Материалистическое мировоззрение Дарвина ширилось, углублялось и привело, по его собственному признанию, к неверию. Религии с ее верой в сверхъестественное творение Дарвин противопоставил науку, вскрывающую законы природы, т. е. «доказанные естественные последовательности явлений ее».
Там, где религия говорит о божественном предначертании раз и навсегда для всего в природе, наука выявляет определенные причины, обусловившие возникновение и последовательные изменения каждого отдельного природного явления. «Я нахожу, — писал Дарвин, — чудовищным утверждение, будто религия не направлена против науки».
Недаром обрушивались на Дарвина, а заодно и на всех честных ученых и католическая, и протестантская, и православная церкви, докатившиеся до поддержки захватнических войн и до помощи фашизму.

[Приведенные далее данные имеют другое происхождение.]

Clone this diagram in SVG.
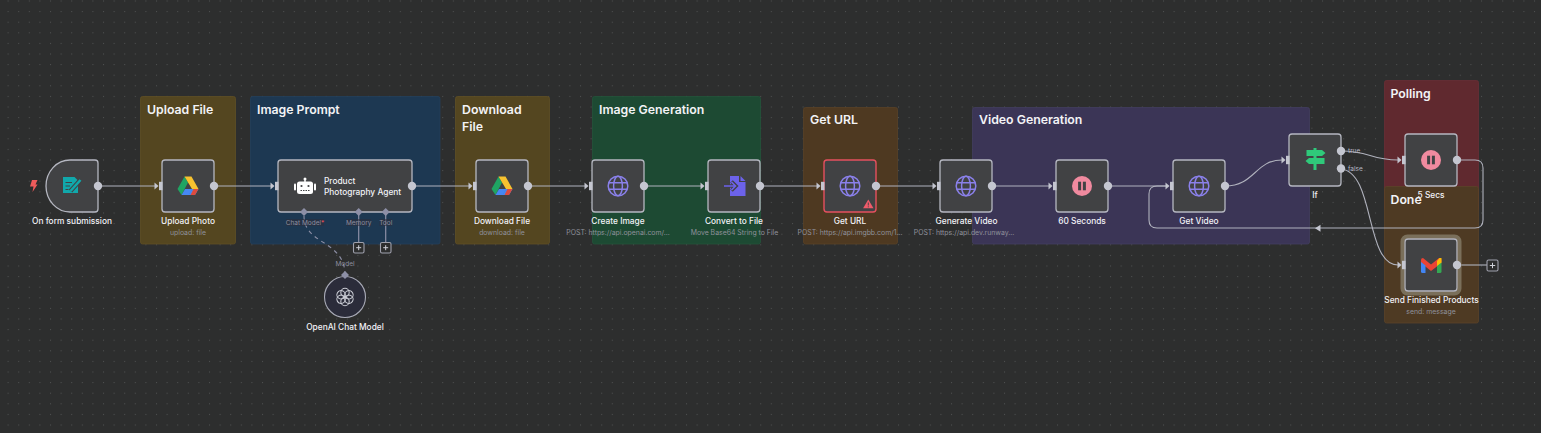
<svg xmlns="http://www.w3.org/2000/svg" width="1541" height="433" viewBox="0 0 1541 433">
<style>
text{font-family:Inter,"Liberation Sans",sans-serif}
.st{font-size:12.3px;font-weight:600;fill:#f3f3f6}
.nl{font-size:8.35px;font-weight:500;fill:#f2f2f7;text-anchor:middle}
.sub{font-size:6.9px;fill:#8f919b;text-anchor:middle}
.hl{font-size:6.5px;fill:#8d8fa0;text-anchor:middle}
.tl{font-size:6.5px;fill:#b8bac6}
.nb{fill:#414244;stroke:#b5b7c1;stroke-width:1.3}
.c{fill:none;stroke:#b0b2bd;stroke-width:1.1}
.port{fill:#c4c6d0}
.dia{fill:#8d8fa6}
.plus{fill:#2d2e2e;stroke:#9fa1ad;stroke-width:1.1}
.pm{stroke:#d0d2da;stroke-width:1;fill:none}
.ic{fill:none;stroke:#8a80ea;stroke-width:1.5}
.lb{fill:#2d2e3a;opacity:.55}
</style>
<defs>
<pattern id="grid" width="10.6" height="10.6" patternUnits="userSpaceOnUse" x="7.6" y="0.5"><rect width="1" height="1" fill="#505252"/></pattern>
<g id="inp"><path d="M-7.500-3.500L-3.500 0L-7.500 3.500Z" fill="#c4c6d0"/><rect x="-3" y="-4.200" width="3.500" height="8.400" fill="#c4c6d0"/></g>
<g id="gd"><path d="M-3.500-9.500L0-3.500L-6.500 9L-10.500 3Z" fill="#1fa463"/><path d="M-3.500-9.500H3.500L10.500 3H4Z" fill="#f7c22f"/><path d="M-6.500 9L-3 3H4.500L1 9Z" fill="#4688f4"/><path d="M4 3H10.500L7 9H0.500Z" fill="#4688f4"/><path d="M5.500 3H10.500L7 9H2.500Z" fill="#dd4b3e"/></g>
<g id="globe" class="ic"><circle r="9.800"/><ellipse rx="4.400" ry="9.800"/><path d="M-9.300-3.300H9.300M-9.300 3.300H9.300"/></g>
<g id="pause"><circle r="10" fill="#f08a9f"/><rect x="-3.900" y="-4.300" width="3" height="8.600" fill="#414244"/><rect x="0.900" y="-4.300" width="3" height="8.600" fill="#414244"/></g>
</defs>
<rect width="1541" height="433" fill="#2d2e2e"/>
<rect width="1541" height="433" fill="url(#grid)"/>
<g id="stickies">
<g id="sticky-upload"><rect x="140.500" y="96.500" width="95" height="147.500" rx="2" fill="#544620" stroke="#5f4f25" stroke-width="0.800"/><text class="st" x="147" y="114.300">Upload File</text></g>
<g id="sticky-prompt"><rect x="250.500" y="96.500" width="189.500" height="147.500" rx="2" fill="#1d3852" stroke="#23405c" stroke-width="0.800"/><text class="st" x="257" y="114.300">Image Prompt</text></g>
<g id="sticky-download"><rect x="455.500" y="96.500" width="94" height="147.500" rx="2" fill="#544620" stroke="#5f4f25" stroke-width="0.800"/><text class="st" x="462" y="114.300">Download</text><text class="st" x="462" y="131">File</text></g>
<g id="sticky-generation"><rect x="592.500" y="96.500" width="168" height="147.500" rx="2" fill="#1d4a33" stroke="#23543b" stroke-width="0.800"/><text class="st" x="599" y="114.300">Image Generation</text></g>
<g id="sticky-geturl"><rect x="803.500" y="107.500" width="94" height="136.500" rx="2" fill="#4e3921" stroke="#594126" stroke-width="0.800"/><text class="st" x="810" y="124">Get URL</text></g>
<g id="sticky-video"><rect x="972.500" y="107.500" width="337" height="136.500" rx="2" fill="#3b3556" stroke="#433d60" stroke-width="0.800"/><text class="st" x="979" y="124">Video Generation</text></g>
<g id="sticky-polling"><rect x="1384.500" y="80.500" width="94" height="130" rx="2" fill="#60292f" stroke="#6a2f36" stroke-width="0.800"/><text class="st" x="1390.500" y="98">Polling</text></g>
<g id="sticky-done"><rect x="1384.500" y="186.500" width="94" height="136.500" rx="2" fill="#4e3a23" stroke="#5a4328" stroke-width="0.800"/><text class="st" x="1390.500" y="204">Done</text></g>
</g>
<g id="connectors">
<path class="c" d="M98 186H155"/>
<path class="c" d="M214 186H271"/>
<path class="c" d="M412 186H469"/>
<path class="c" d="M528 186H585"/>
<path class="c" d="M644 186H701"/>
<path class="c" d="M760 186H817"/>
<path class="c" d="M876 186H933"/>
<path class="c" d="M992 186H1049"/>
<path class="c" d="M1108 186H1166"/>
<path class="c" d="M1225 186C1255 186 1255 160 1282 160"/>
<path class="c" d="M1341 151C1370 151 1370 160 1398 160"/>
<path class="c" d="M1341 169C1375 172 1365 265 1398 265"/>
<path class="c" d="M1457 160H1475Q1483 160 1483 168V220Q1483 228 1475 228H1157Q1149 228 1149 220V194Q1149 186 1157 186H1166"/>
<path d="M1315 228.300L1320.500 224.800V231.800Z" fill="#c4c6d0"/>
<path class="c" d="M1457 265H1487"/>
<path d="M358.700 212V243M385.700 212V243" fill="none" stroke="#8d8fa6" stroke-width="1.200"/>
<path d="M304 216C304 245 345 240 345 275" fill="none" stroke="#8d8fa6" stroke-width="1.100" stroke-dasharray="4 4"/>
</g>
<g id="node-trigger">
<path class="nb" d="M70 160H95Q98 160 98 163V209Q98 212 95 212H70A24 26 0 0 1 46 186A24 26 0 0 1 70 160Z"/>
<path d="M63 177H74.500L78 180.500V193H63Z" fill="#11a8ab"/><path d="M65.500 182.500H72M65.500 186H70M65.500 189.500H68.500" stroke="#414244" fill="none"/><path d="M70.500 191L80 180.500" stroke="#414244" stroke-width="4.500"/><path d="M70.500 191L80.500 180" stroke="#11a8ab" stroke-width="2.600"/>
<path d="M32 180H37.500L35.500 184.500H37.500L32.500 192L33.500 186.500H30Z" fill="#ef5b5b"/>
<circle class="port" cx="98" cy="186" r="4.200"/>
<text class="nl" x="72" y="224">On form submission</text>
</g>
<g id="node-upload">
<rect class="nb" x="162" y="160" width="52" height="52" rx="3"/><use href="#gd" x="188" y="186"/><use href="#inp" x="162" y="186"/><circle class="port" cx="214" cy="186" r="4.200"/>
<text class="nl" x="188" y="224">Upload Photo</text><text class="sub" x="188" y="235">upload: file</text>
</g>
<g id="node-agent">
<rect class="nb" x="278" y="160" width="134" height="52" rx="3"/><use href="#inp" x="278" y="186"/><circle class="port" cx="412" cy="186" r="4.200"/>
<rect x="297" y="181.500" width="16" height="12.500" rx="2.500" fill="#fff"/><rect x="294" y="183.500" width="2" height="7" rx="1" fill="#fff"/><rect x="314" y="183.500" width="2" height="7" rx="1" fill="#fff"/><circle cx="305" cy="179" r="1.500" fill="#fff"/><rect x="304.300" y="179" width="1.400" height="3" fill="#fff"/><circle cx="301.500" cy="186" r="1.100" fill="#414244"/><circle cx="308.500" cy="186" r="1.100" fill="#414244"/><path d="M300.500 190.500H309.500" stroke="#414244" stroke-dasharray="1.500 1"/>
<text x="324" y="184" font-size="8.350" font-weight="500" fill="#f2f2f7">Product</text><text x="324" y="195" font-size="8.350" font-weight="500" fill="#f2f2f7">Photography Agent</text>
<path class="dia" d="M304 208L308 212L304 216L300 212Z"/><path class="dia" d="M358.700 208L362.700 212L358.700 216L354.700 212Z"/><path class="dia" d="M385.700 208L389.700 212L385.700 216L381.700 212Z"/>
<rect class="lb" x="286" y="219" width="38" height="7"/><rect class="lb" x="346.500" y="219" width="24.500" height="7"/><rect class="lb" x="379.500" y="219" width="12.500" height="7"/>
<text class="hl" x="305" y="224.500">Chat Model<tspan fill="#e8505b">*</tspan></text><text class="hl" x="358.700" y="224.500">Memory</text><text class="hl" x="385.700" y="224.500">Tool</text>
<rect class="plus" x="353.500" y="242.500" width="10.500" height="10.500" rx="1.500"/><path class="pm" d="M356.200 247.700H361.200M358.700 245.200V250.200"/>
<rect class="plus" x="380.500" y="242.500" width="10.500" height="10.500" rx="1.500"/><path class="pm" d="M383.200 247.700H388.200M385.700 245.200V250.200"/>
</g>
<g id="node-openai">
<circle cx="345" cy="297" r="20.500" fill="#2b2c3a" stroke="#a8aab6" stroke-width="1.100"/>
<g fill="none" stroke="#c9cbd3" stroke-width="1.100"><circle cx="345" cy="292.500" r="4.200"/><circle cx="345" cy="292.500" r="4.200" transform="rotate(60 345 297)"/><circle cx="345" cy="292.500" r="4.200" transform="rotate(120 345 297)"/><circle cx="345" cy="292.500" r="4.200" transform="rotate(180 345 297)"/><circle cx="345" cy="292.500" r="4.200" transform="rotate(240 345 297)"/><circle cx="345" cy="292.500" r="4.200" transform="rotate(300 345 297)"/></g>
<path class="dia" d="M345 271L349 275L345 279L341 275Z"/>
<text class="hl" x="345" y="266">Model</text>
<text class="nl" x="345" y="330">OpenAI Chat Model</text>
</g>
<g id="node-download">
<rect class="nb" x="476" y="160" width="52" height="52" rx="3"/><use href="#gd" x="502" y="186"/><use href="#inp" x="476" y="186"/><circle class="port" cx="528" cy="186" r="4.200"/>
<text class="nl" x="502" y="224">Download File</text><text class="sub" x="502" y="235">download: file</text>
</g>
<g id="node-create">
<rect class="nb" x="592" y="160" width="52" height="52" rx="3"/><use href="#globe" x="618" y="186"/><use href="#inp" x="592" y="186"/><circle class="port" cx="644" cy="186" r="4.200"/>
<text class="nl" x="618" y="224">Create Image</text><text class="sub" x="618" y="235">POST: https://api.openai.com/...</text>
</g>
<g id="node-convert">
<rect class="nb" x="708" y="160" width="52" height="52" rx="3"/><path d="M730 176H739V182H745.500V196H730Z" fill="#6c62ea"/><path d="M740.500 176L745.500 181H740.500Z" fill="#6c62ea"/><path d="M723 186H735M731.500 181.500L736 186L731.500 190.500" fill="none" stroke="#414244" stroke-width="3.600"/><path d="M724 186H735.500M731.500 182L735.500 186L731.500 190" fill="none" stroke="#6c62ea" stroke-width="1.600"/><use href="#inp" x="708" y="186"/><circle class="port" cx="760" cy="186" r="4.200"/>
<text class="nl" x="734" y="224">Convert to File</text><text class="sub" x="734.500" y="235">Move Base64 String to File</text>
</g>
<g id="node-geturl">
<rect x="824" y="160" width="52" height="52" rx="3" fill="#414244" stroke="#e5505f" stroke-width="1.400"/><use href="#globe" x="850" y="186"/><use href="#inp" x="824" y="186"/><circle class="port" cx="876" cy="186" r="4.200"/>
<path d="M868.300 199.500L873.500 208.300H863.100Z" fill="#ef5b6a"/><path d="M868.300 202.500V205.500M868.300 206.300V207.300" stroke="#414244" stroke-width="0.900"/>
<text class="nl" x="850" y="224">Get URL</text><text class="sub" x="850" y="235">POST: https://api.imgbb.com/1...</text>
</g>
<g id="node-generate">
<rect class="nb" x="940" y="160" width="52" height="52" rx="3"/><use href="#globe" x="966" y="186"/><use href="#inp" x="940" y="186"/><circle class="port" cx="992" cy="186" r="4.200"/>
<text class="nl" x="966.500" y="224">Generate Video</text><text class="sub" x="964" y="235">POST: https://api.dev.runway...</text>
</g>
<g id="node-wait60">
<rect class="nb" x="1056" y="160" width="52" height="52" rx="3"/><use href="#pause" x="1082" y="186"/><use href="#inp" x="1056" y="186"/><circle class="port" cx="1108" cy="186" r="4.200"/>
<text class="nl" x="1082" y="224">60 Seconds</text>
</g>
<g id="node-getvideo">
<rect class="nb" x="1173" y="160" width="52" height="52" rx="3"/><use href="#globe" x="1199" y="186"/><use href="#inp" x="1173" y="186"/><circle class="port" cx="1225" cy="186" r="4.200"/>
<text class="nl" x="1199" y="224">Get Video</text>
</g>
<g id="node-if">
<rect class="nb" x="1289" y="134" width="52" height="52" rx="3"/><use href="#inp" x="1289" y="160"/>
<rect x="1313.500" y="148" width="3" height="22" fill="#2fc97a"/><path d="M1306.500 150H1322L1325.500 153L1322 156H1306.500ZM1324.500 158H1309L1305.500 161L1309 164H1324.500Z" fill="#2fc97a"/>
<circle class="port" cx="1341" cy="151" r="4.200"/><circle class="port" cx="1341" cy="168.500" r="4.200"/>
<text class="tl" x="1348" y="152.500">true</text><text class="tl" x="1348" y="170.700">false</text>
<text class="nl" x="1315" y="198">If</text>
</g>
<g id="node-wait5">
<rect class="nb" x="1405" y="134" width="52" height="52" rx="3"/><use href="#pause" x="1431" y="160"/><use href="#inp" x="1405" y="160"/><circle class="port" cx="1457" cy="160" r="4.200"/>
<text class="nl" x="1431" y="198">5 Secs</text>
</g>
<g id="node-send">
<rect x="1402.500" y="236.500" width="57" height="57" rx="5" fill="none" stroke="#7a6f5a" stroke-width="4"/>
<rect class="nb" x="1405" y="239" width="52" height="52" rx="3"/>
<path d="M1421 260Q1421 258 1423 258L1431 264.500L1439 258Q1441.500 258 1441.500 260V263L1431 271L1421 263Z" fill="#ea4335"/><path d="M1421 262L1425.500 265.500V273H1422.500Q1421 273 1421 271.500Z" fill="#4285f4"/><path d="M1441.500 262L1437 265.500V273H1440Q1441.500 273 1441.500 271.500Z" fill="#34a853"/><path d="M1437 261L1439.500 258H1441.500V262.500L1437 266Z" fill="#fbbc04"/>
<use href="#inp" x="1405" y="265"/><circle class="port" cx="1457" cy="265" r="4.200"/>
<rect class="plus" x="1487" y="260" width="11" height="11" rx="1.500" stroke="#c4c6d0"/><path class="pm" d="M1489.800 265.500H1495.200M1492.500 262.800V268.200"/>
<text class="nl" x="1431.500" y="303">Send Finished Products</text><text class="sub" x="1431" y="314">send: message</text>
</g>
</svg>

В свое время дореволюционная православная церковь остро враждебно относилась к дарвинизму. Верховный руководитель ее, святейший синод с сановным изувером Победоносцевым во главе, не останавливался ни перед какими средствами, чтобы воспрепятствовать распространению книг и идей Дарвина. «Духовная цензура» особенно свирепствовала в тех случаях, когда речь шла о научных книгах для широких читательских кругов. Синод накладывал своего рода анафему на популярную естественно-историческую литературу, не допуская ее в церковноприходские и земские школы и народные библиотеки[22].
Отголоски борьбы против Дарвина докатились и до наших дней. Они прорываются то там, то здесь. Вспомним хотя бы знаменитый «обезьяний процесс»[23], имевший место уже в двадцатые годы XX века в Америке…

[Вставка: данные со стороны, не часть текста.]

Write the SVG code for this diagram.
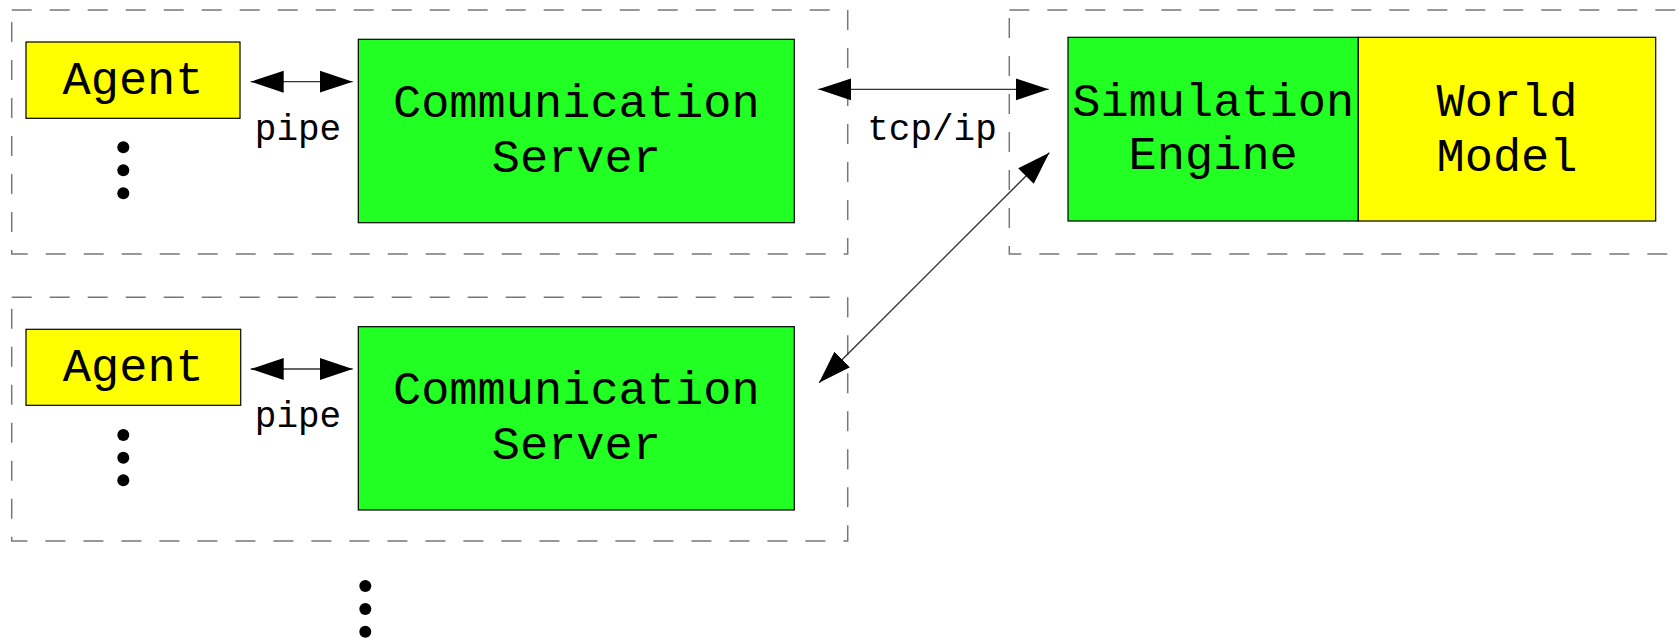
<svg xmlns="http://www.w3.org/2000/svg" width="1680" height="639" viewBox="0 0 1680 639">
<defs>
<marker id="ah" markerUnits="userSpaceOnUse" markerWidth="34" markerHeight="24" refX="33" refY="11" orient="auto-start-reverse" viewBox="0 0 34 22">
<path d="M0,0 L33,11 L0,22 Z" fill="#000"/>
</marker>
</defs>
<style>
.frame{fill:none;stroke:#777;stroke-width:1.5;stroke-dasharray:20 18}
.box{stroke:#000;stroke-width:1.2}
.g{fill:#22ff22}
.y{fill:#ffff00}
.t{font-family:"Liberation Mono","DejaVu Sans Mono",monospace;font-size:47px;fill:#000;text-anchor:middle}
.l{font-family:"Liberation Mono","DejaVu Sans Mono",monospace;font-size:36px;fill:#000;text-anchor:middle}
.c{stroke:#333;stroke-width:1.3;fill:none;marker-start:url(#ah);marker-end:url(#ah)}
.dot{fill:#000}
</style>
<rect width="1680" height="639" fill="#fff"/>
<g id="frames">
<rect class="frame" x="11.7" y="10" width="836" height="244"/>
<rect class="frame" x="11.7" y="297.3" width="836" height="243.7"/>
<rect class="frame" x="1009.3" y="10" width="720" height="244"/>
</g>
<g id="agent1">
<rect class="box y" x="26" y="42" width="214" height="76.3"/>
<text class="t" x="133" y="94">Agent</text>
</g>
<g id="dots1">
<circle class="dot" cx="123.3" cy="147.3" r="6"/>
<circle class="dot" cx="123.3" cy="170.3" r="6"/>
<circle class="dot" cx="123.3" cy="193.3" r="6"/>
</g>
<g id="comm1">
<rect class="box g" x="358.3" y="39.3" width="436" height="183.4"/>
<text class="t" x="576.3" y="116.7">Communication</text>
<text class="t" x="576.3" y="171.7">Server</text>
</g>
<g id="agent2">
<rect class="box y" x="26" y="329.3" width="214.7" height="76"/>
<text class="t" x="133.3" y="380.7">Agent</text>
</g>
<g id="dots2">
<circle class="dot" cx="123.3" cy="435" r="6"/>
<circle class="dot" cx="123.3" cy="457.7" r="6"/>
<circle class="dot" cx="123.3" cy="480.3" r="6"/>
</g>
<g id="comm2">
<rect class="box g" x="358.3" y="326.7" width="436" height="183.3"/>
<text class="t" x="576.3" y="404.1">Communication</text>
<text class="t" x="576.3" y="459.1">Server</text>
</g>
<g id="sim">
<rect class="box g" x="1068" y="37.3" width="290.3" height="183.7"/>
<text class="t" x="1213.2" y="115.5">Simulation</text>
<text class="t" x="1213.2" y="169">Engine</text>
</g>
<g id="world">
<rect class="box y" x="1358.3" y="37.3" width="297.4" height="183.7"/>
<text class="t" x="1507" y="116">World</text>
<text class="t" x="1507" y="171">Model</text>
</g>
<g id="dots3">
<circle class="dot" cx="365.3" cy="586" r="6"/>
<circle class="dot" cx="365.3" cy="609" r="6"/>
<circle class="dot" cx="365.3" cy="631.7" r="6"/>
</g>
<g id="connectors">
<line class="c" x1="250.7" y1="81.7" x2="352.7" y2="81.7"/>
<line class="c" x1="250.7" y1="369" x2="352.7" y2="369"/>
<line class="c" x1="818.3" y1="89.3" x2="1048.7" y2="89.3"/>
<line class="c" x1="1049.3" y1="152.7" x2="819" y2="382.7"/>
<text class="l" x="298" y="140">pipe</text>
<text class="l" x="298" y="426.7">pipe</text>
<text class="l" x="932" y="140">tcp/ip</text>
</g>
</svg>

Как можно характеризовать дарвинизм в целом?
Дарвинизм прежде всего материалистическое учение о природе, опирающееся на факты, почерпнутые из недр самой природы, на ее явления и закономерности, а не на догадки и допущения сверхъестественного порядка.
Дарвинизм рассматривает природу исторически, как нечто исполненное динамизма, непрерывных постепенных изменений, приводящих к нарождению нового.

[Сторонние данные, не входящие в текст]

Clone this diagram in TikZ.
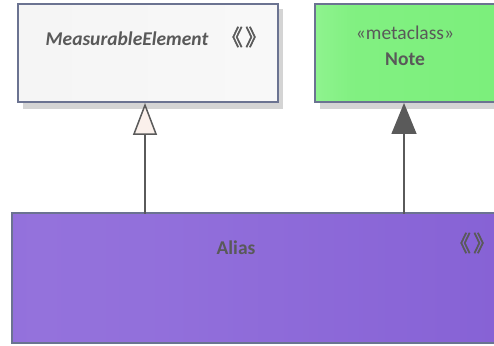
\documentclass[tikz,border=0pt]{standalone}
\usepackage{fontspec}
\setmainfont{Carlito}
\newfontfamily\cjkfont{Noto Sans CJK SC}[AutoFakeBold=2]
\usetikzlibrary{arrows.meta,shadows}
\definecolor{txt}{HTML}{595959}
\definecolor{bord}{HTML}{6B7391}
\definecolor{shad}{HTML}{D4D4D4}
\definecolor{lnc}{HTML}{5A5A5A}
\definecolor{genfill}{HTML}{FAF0EB}
\pgfdeclarehorizontalshading{meshade}{100bp}{color(0bp)=(white!92!black); color(25bp)=(white!96!black); color(100bp)=(white!98!black)}
\definecolor{grA}{HTML}{78EE78}
\definecolor{grB}{HTML}{98F598}
\pgfdeclarehorizontalshading{noteshade}{100bp}{color(0bp)=(grA); color(18bp)=(grB); color(35bp)=(grA!70!grB); color(100bp)=(grA)}
\definecolor{purA}{HTML}{7E58D1}
\definecolor{purB}{HTML}{9472DC}
\pgfdeclarehorizontalshading{alshade}{100bp}{color(0bp)=(purA); color(27bp)=(purB); color(40bp)=(purB!90!purA); color(100bp)=(purA)}
\tikzset{
  classbox/.style={draw=bord, line width=1.6pt, inner sep=0pt, anchor=south west},
  lbl/.style={text=txt, font=\fontsize{19.5}{22}\selectfont, inner sep=0pt},
  guil/.style={text=txt, font=\cjkfont\bfseries\fontsize{22}{24}\selectfont, inner sep=0pt},
  conn/.style={draw=lnc, line width=1.5pt},
}
\newcommand{\dguil}{\hspace{-0.45em}《\hspace{0.1em}》\hspace{-0.45em}}
\begin{document}
\begin{tikzpicture}[x=1pt,y=1pt]
\useasboundingbox (0,0) rectangle (494,345);
% shadows
\fill[shad] (23,236) rectangle (283,336);
\fill[shad] (320,236) rectangle (500,336);
% boxes
\node[classbox, shading=meshade, minimum width=260pt, minimum height=98pt] (me) at (17,242) {};
\node[classbox, shading=noteshade, minimum width=184pt, minimum height=98pt] (note) at (314,242) {};
\node[classbox, shading=alshade, minimum width=492pt, minimum height=130pt] (alias) at (11,1) {};
% texts
\node[lbl, font=\fontsize{19.5}{22}\selectfont\bfseries\itshape] (metxt) at (127,306) {MeasurableElement};
\node[guil] (meg) at (249,308) {\dguil};
\node[lbl] (nst) at (405,312) {«metaclass»};
\node[lbl, font=\fontsize{19.5}{22}\selectfont\bfseries] (ntxt) at (405,286) {Note};
\node[lbl, font=\fontsize{19.5}{22}\selectfont\bfseries] (atxt) at (236,97) {Alias};
\node[guil] (ag) at (477,102) {\dguil};
% connectors
\coordinate (c1) at (145,131);
\coordinate (c2) at (404,131);
\draw[conn, -{Triangle[open, length=32pt, width=24pt, fill=genfill, line width=1.5pt]}] (c1) -- (c1 |- me.south);
\draw[conn, -{Triangle[length=31pt, width=25pt, fill=lnc]}] (c2) -- (c2 |- note.south);
\end{tikzpicture}
\end{document}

Дарвинизм откинул прочь (Энгельс говорит: «Отправил к черту») учение о целях природы, он отверг телеологию, с помощью которой некоторые ученые пытались объяснить относительную целесообразность организации и жизни живых существ.
Дарвинизм покончил в естествознании с теологией, объясняющей явления живой природы божественной волей.
Своим анализом искусственного отбора в животноводстве и садоводстве и увязкой его с естественным отбором дарвинизм связал теорию с практикой и в значительной мере расчистил путь к победе человека над живой природой.
Не менее существенно, что дарвинизм дает яркий материал, объективно иллюстрирующий диалектику природы: единство таких противоположностей, как наследственность и изменчивость; многочисленные примеры перехода количества в качество; естественный отбор, ведущий одновременно и к утверждению жизни и к отрицанию ее; чрезмерная плодовитость большинства растений и животных, ведущая к борьбе и смерти, но в то же время являющаяся и средством, обеспечивающим вид от вымирания… Разве все это не является прекрасной иллюстрацией диалектики природы?
«Когда меня презрительно критиковали или не в меру расхваливали, — пишет Дарвин, — лучшее успокоение находил я в том, что говорил самому себе: „Я трудился, как только мог, упорно и исправно, а большего от человека нельзя и требовать… Я это выполнил по мере своих способностей, и критики могут говорить, что им угодно, — они меня в этом не разубедят“». «Я убежден, — пишет Дарвин в автобиографии, — что поступил правильно, посвятив всю свою жизнь упорному служению науке, и не чувствую за собой какого-нибудь большого греха, но часто сожалел, что не принес более непосредственной пользы своим собратьям».